The methods computing the hog are compute_hog_features() in solution.py and get_hog_features() in lesson_functions.py

3. Classifier training

I did the training using a pretty standard method:

  • I first standardized the computed features using a standard scaler
  • Then I split my data into training and test sets (80/20), randomizing them in the process
  • I finally trained a standard SVC with default settings

I also stored the results of the computed features, scaler and SVC to pickle files to avoid having to recompute them every time.

All of this can be found in the compute_features, learn_scale and learn functions of main.py

Sliding Window Search

1. Sliding windows

My first attempt was with only 64*64 windows all over the image. This obviously didn't give great results as I was detecting cars even in the sky.

I then restricted the windows to the lower half of the image. I also added different window sizes, ranging from 64*64 to 128*128.

Based on the size of the window, I also further restricted their location. For example, 64*64 windows are only computed on the top half of the lower half of the image as cars located on the lowest part of the image are supposed to be up close and thus appear bigger.

Finally, I made my window overlap a lot. This allows me to set a higher threshold on my heatmap which gave me significantly better results, detecting more true positives and less false positives.

Sliding windows setup can be found in lines 142 to 159 of main.py and in the slide_window() function in lesson_functions.py

Windows

2. Show some examples of test images to demonstrate how your pipeline is working. What did you do to optimize the performance of your classifier?

To summarize, I searched on three window sizes using YCrCb 3-channel HOG features plus spatially binned color and histograms of color in the feature vector. I optimized the performance of the classifier by computing the HOG features once on the whole image and then extracting the region of interest for each window.
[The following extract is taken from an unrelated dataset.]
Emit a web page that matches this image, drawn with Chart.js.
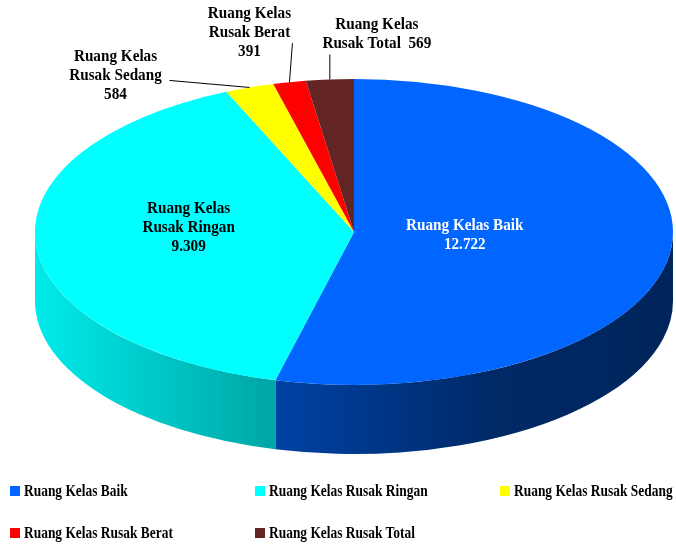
<!DOCTYPE html>
<html>
<head>
<meta charset="utf-8">
<script src="https://cdn.jsdelivr.net/npm/chart.js@4.4.1/dist/chart.umd.min.js"></script>
<style>
  html, body { margin: 0; padding: 0; background: #fff; }
  #wrap { position: relative; width: 676px; height: 545px; overflow: hidden; }
  #chart { position: absolute; left: 0; top: 0; }
  .leg { position: absolute; height: 20px; white-space: nowrap;
         font-family: "Liberation Serif", serif; font-weight: bold; font-size: 17px; color: #000; }
  .leg .box { position: absolute; left: 0; top: 5px; width: 10px; height: 10px; }
  .leg .txt { position: absolute; left: 14px; top: 0; line-height: 20px;
              transform: scaleX(0.79); transform-origin: 0 50%; }
</style>
</head>
<body>
<div id="wrap">
  <canvas id="chart" width="676" height="545"></canvas>
</div>
<script>
const labels = ['Ruang Kelas Baik', 'Ruang Kelas Rusak Ringan', 'Ruang Kelas Rusak Sedang', 'Ruang Kelas Rusak Berat', 'Ruang Kelas Rusak Total'];
const values = [12722, 9309, 584, 391, 569];
const valueText = ['12.722', '9.309', '584', '391', '569'];
const colors = ['#0066FF', '#00FFFF', '#FFFF00', '#FF0000', '#632523'];

// tilted disc: top face ellipse + wall depth
const ELL = { x: 354, y: 232, rx: 319, ry: 153, depth: 69 };
const LABEL_FONT = 'bold 16px "Liberation Serif", serif';
const LABEL_SQUEEZE = 0.95;

// label placement for each slice: inside (radial fraction) or callout
const labelCfg = [
  { type: 'in', frac: 0.35, dy: -3, color: '#fff', lines: ['Ruang Kelas Baik', valueText[0]] },
  { type: 'in', frac: 0.52, dy: -11, color: '#000', lines: ['Ruang Kelas', 'Rusak Ringan', valueText[1]] },
  { type: 'out', elbow: [-80, -7], text: [-134, -12], lines: ['Ruang Kelas', 'Rusak Sedang', valueText[2]] },
  { type: 'out', elbow: [3, -39], text: [-40, -49], lines: ['Ruang Kelas', 'Rusak Berat', valueText[3]] },
  { type: 'out', elbow: [0, -25], text: [47, -45], lines: ['Ruang Kelas', 'Rusak Total  ' + valueText[4]] }
];

function shade(hex, f) {
  const n = parseInt(hex.slice(1), 16);
  const r = Math.round(((n >> 16) & 255) * f);
  const g = Math.round(((n >> 8) & 255) * f);
  const b = Math.round((n & 255) * f);
  return `rgb(${r},${g},${b})`;
}

function ellPoint(a) {
  return [ELL.x + ELL.rx * Math.cos(a), ELL.y + ELL.ry * Math.sin(a)];
}

const pie3d = {
  id: 'pie3d',
  beforeDatasetsDraw(chart) {
    const ctx = chart.ctx;
    const arcs = chart.getDatasetMeta(0).data;

    // front wall, only the part facing the viewer (0..PI)
    arcs.forEach((arc, i) => {
      const a0 = Math.max(arc.startAngle, 0);
      const a1 = Math.min(arc.endAngle, Math.PI);
      if (a1 <= a0) return;
      const g = ctx.createLinearGradient(ELL.x - ELL.rx, 0, ELL.x + ELL.rx, 0);
      g.addColorStop(0, shade(colors[i], 0.92));
      g.addColorStop(0.36, shade(colors[i], 0.66));
      g.addColorStop(0.72, shade(colors[i], 0.40));
      g.addColorStop(1, shade(colors[i], 0.36));
      ctx.beginPath();
      ctx.ellipse(ELL.x, ELL.y, ELL.rx, ELL.ry, 0, a0, a1);
      ctx.ellipse(ELL.x, ELL.y + ELL.depth, ELL.rx, ELL.ry, 0, a1, a0, true);
      ctx.closePath();
      ctx.fillStyle = g;
      ctx.fill();
    });

    // squash the flat pie onto the top face
    const a = arcs[0];
    ctx.save();
    ctx.translate(ELL.x, ELL.y);
    ctx.scale(ELL.rx / a.outerRadius, ELL.ry / a.outerRadius);
    ctx.translate(-a.x, -a.y);
  },
  afterDatasetsDraw(chart) {
    const ctx = chart.ctx;
    ctx.restore();

    const arcs = chart.getDatasetMeta(0).data;
    ctx.save();
    ctx.font = LABEL_FONT;
    ctx.textAlign = 'center';
    ctx.textBaseline = 'middle';
    const lh = 19;
    arcs.forEach((arc, i) => {
      const cfg = labelCfg[i];
      const mid = (arc.startAngle + arc.endAngle) / 2;
      let cx, cy;
      if (cfg.type === 'in') {
        cx = ELL.x + ELL.rx * cfg.frac * Math.cos(mid);
        cy = ELL.y + ELL.ry * cfg.frac * Math.sin(mid) + cfg.dy;
        ctx.fillStyle = cfg.color;
      } else {
        const p = ellPoint(mid);
        ctx.beginPath();
        ctx.moveTo(p[0], p[1]);
        ctx.lineTo(p[0] + cfg.elbow[0], p[1] + cfg.elbow[1]);
        ctx.strokeStyle = '#000';
        ctx.lineWidth = 1;
        ctx.stroke();
        cx = p[0] + cfg.text[0];
        cy = p[1] + cfg.text[1];
        ctx.fillStyle = '#000';
      }
      const n = cfg.lines.length;
      cfg.lines.forEach((t, k) => {
        ctx.save();
        ctx.translate(cx, cy + (k - (n - 1) / 2) * lh);
        ctx.scale(LABEL_SQUEEZE, 1);
        ctx.fillText(t, 0, 0);
        ctx.restore();
      });
    });
    ctx.restore();
  }
};

new Chart(document.getElementById('chart'), {
  type: 'pie',
  data: {
    labels: labels,
    datasets: [{
      data: values,
      backgroundColor: colors,
      borderWidth: 0,
      clip: false
    }]
  },
  options: {
    responsive: false,
    animation: false,
    events: [],
    plugins: {
      legend: { display: false },
      tooltip: { enabled: false }
    }
  },
  plugins: [pie3d]
});

// legend laid out in 3 fixed columns like the original
const wrap = document.getElementById('wrap');
const legCols = [10, 255, 500];
const legRows = [491, 533];
labels.forEach((l, i) => {
  const d = document.createElement('div');
  d.className = 'leg';
  d.style.left = legCols[i % 3] + 'px';
  d.style.top = (legRows[Math.floor(i / 3)] - 10) + 'px';
  const box = document.createElement('span');
  box.className = 'box';
  box.style.background = colors[i];
  const txt = document.createElement('span');
  txt.className = 'txt';
  txt.textContent = l;
  d.appendChild(box);
  d.appendChild(txt);
  wrap.appendChild(d);
});
</script>
</body>
</html>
The pipeline can be found in the process_image() function of main.py.

An example of the resulting detection:

alt text

Video Implementation

1. Final video output.

Here's a link to my video result

2. False positives filter

I tried to filter false positives by saving the detection results over the last five frames using a circular buffer and applying a threshold on the resulting heatmap. I then used scipy's label() function to label each car and draw a bounding box around it.

The heatmap computing can be found in the Heatmapper class and the labelling in the function process_image() of main.py

Here is an example heatmap:

Heatmap

Here is the labelled heatmap:

Labels

Here the resulting bounding boxes:

Final bounding boxes

Discussion

1. Briefly discuss any problems / issues you faced in your implementation of this project. Where will your pipeline likely fail? What could you do to make it more robust?

The pipeline is likely to fail in worse weather/lighting conditions. It could also fail should there be less contrast between the cars and the road in general.

The pipeline will lose track of a car when another car passes in front it as I don't store any historical bounding box or car information to try to do some prediction. I think this would be a great improvement to the implementation as it would avoid jittery bounding boxes, prevent false positives and help with punctually bad conditions (image quality, car hidden by another one, etc).